Küresel ısınmayla mücadele çalışmaları, iklimin normale dönmesi konusunda pek bir işe yaramıyor. Kömür ve petrol şirketleri işlerine devam ediyorlar.
Küresel ısınmayla mücadele çalışmaları, iklimin normale dönmesi konusunda pek bir işe yaramıyor. Kömür ve petrol şirketleri işlerine devam ediyorlar.
Yeni bir araştırmaya göre, iklim değişikliğini hafifletme çabaları olmadan, Kuzey Yarımkürede yaklaşık altı ay süren yazlar 2100 yılına kadar anormalliklerine devam edecek. Aynı zamanda uzamaya da devam edecek görünüyor. Çalışmaya göre, değişikliğin büyük olasılıkla tarım, insan sağlığı ve çevre üzerinde geniş kapsamlı etkileri olacak.
Henüz yeşil devrimin yeni başladığı 1950'lerde Kuzey Yarımkürede dört mevsim yaşanıyordu.
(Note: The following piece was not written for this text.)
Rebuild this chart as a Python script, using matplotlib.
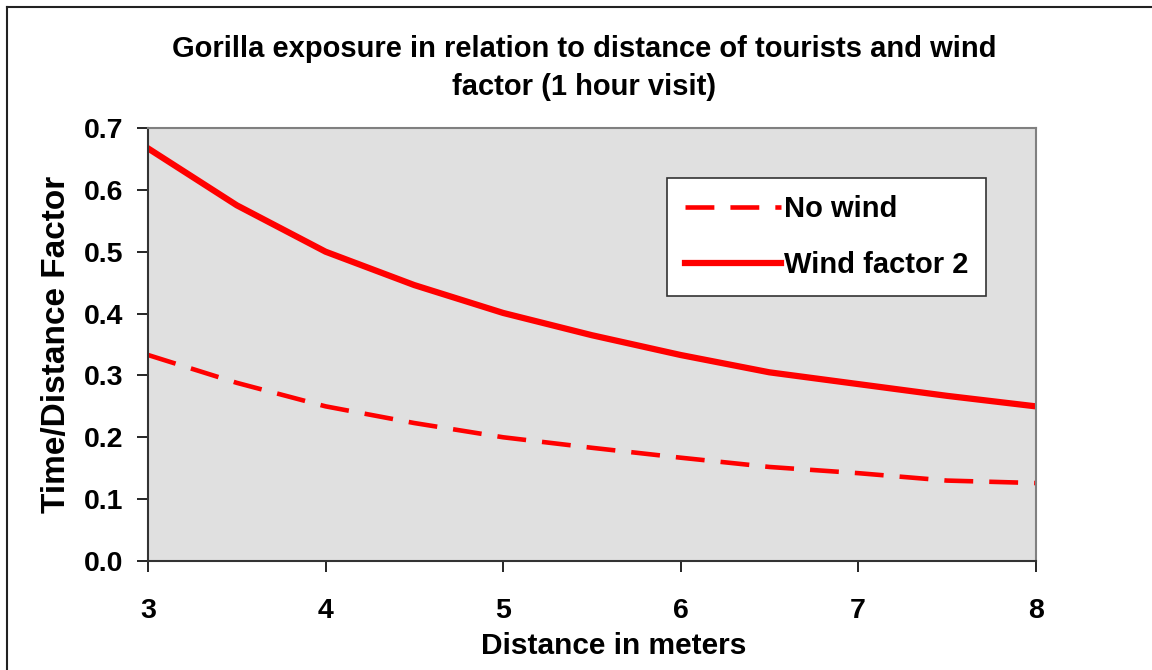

Süreleri de çok farklı değildi. Ancak iklim değişikliği günümüzde mevsimlerin uzunluğu ve başlangıç tarihlerinde dramatik ve düzensiz değişikliklere yol açıyor ve bu gelişmeler, mevsim sınırlarını ve sürelerini değiştiriyor.
Küresel ısınma nedeniyle yazlar daha uzun ve sıcak, kışlar kısa ve nispeten ılıman geçiyor. Yapılan iklim değerlendirmeleri Kuzey Yarımkürede baharların da kısaldığını gösteriyor. 1952'den 2011'e kadar tarihsel günlük iklim verileri kullanılarak gerçekleştirilen çalışmalarda yaz, kış ve bahar günleri sayılarının değiştiği ortaya çıkıyor.
1952 ile 2011 yılları arasında ortalama olarak Kuzey Yarımkürede yaz mevsiminin 78 günden 95 güne çıktığı, kış mevsiminin ise 76 günden 73 güne düştüğü görülüyor. Aynı çalışmada ilkbaharın 10 gün, sonbaharın ise 5 gün kısaldığı dikkati çekiyor. Buna göre ilkbahar ve yaz daha erken, sonbahar ve kış ise daha sonra başlıyor. Akdeniz bölgesinde ve Himalaya Dağlarında mevsimsel değişimler çok daha geniş aralıklarda kendini gösteriyor.
Küresel ısınma ve iklim değişikliğinin önüne geçmek için yeterli çaba sarf edilmez ise 2100 yılına kadar kış mevsimi bu coğrafyada 60 güne düşecek gibi görünüyor. İlkbahar ve sonbahar mevsimleri ise daha da kısalacak.
Mevsim uzunluklarında meydana gelen değişimler, doğal hayatı yakından etkiliyor. Bitkilerin çimlenme, gelişme ve çiçeklenme tarihleri değişiyor. Göçmen kuşların göç dönemleri ve modelleri farklılaşıyor.
Mevsimsel değişiklikler, meyvecilikte daha büyük sorunlar yaratacak gibi görünüyor. Erken çiçeklenme ve aldanma sorunları daha sıklıkla ortaya çıkacak. Uzun yaz mevsimi bitkisel üretimde de değişimlere neden olacak.
Daha sıcak ve daha uzun bir yaz, daha sık ve yoğunlaşan yüksek sıcaklık olayları-sıcak hava dalgaları ve orman yangınları yakın gelecekte daha fazla ortaya çıkacak. Soğuk dalgalanmaları, özellikle çöllerdeki kar fırtınaları subtropik iklim özelliklerinin yaşandığı Akdeniz havzasında narenciye ve zeytin alanlarında etkili olacak gibi görünüyor.
Yaz aylarında ortalamanın 3-5 derece üzerinde seyreden sıcaklıklar, yazlık ürünlerde meyve tutumunu olumsuz etkileyebilir.
Kısalan kış mevsimi, su rezervlerinin azalmasıyla sonuçlanır. Kısıtlı sulama uygulamaları daha fazla gündeme gelebilir.
İklim özelliklerindeki 60 yıllık gelişmeler, Kuzey Yarımkürede, özellikle Akdeniz havzasında yazın uzayacağını, kışın ve baharların kısalacağını gösteriyor. Kuraklık kadar sıcaklık şartlarında meydana gelecek değişimlere karşı da eylem planlarının hazırlanması ve uygulamaya konması gerekiyor.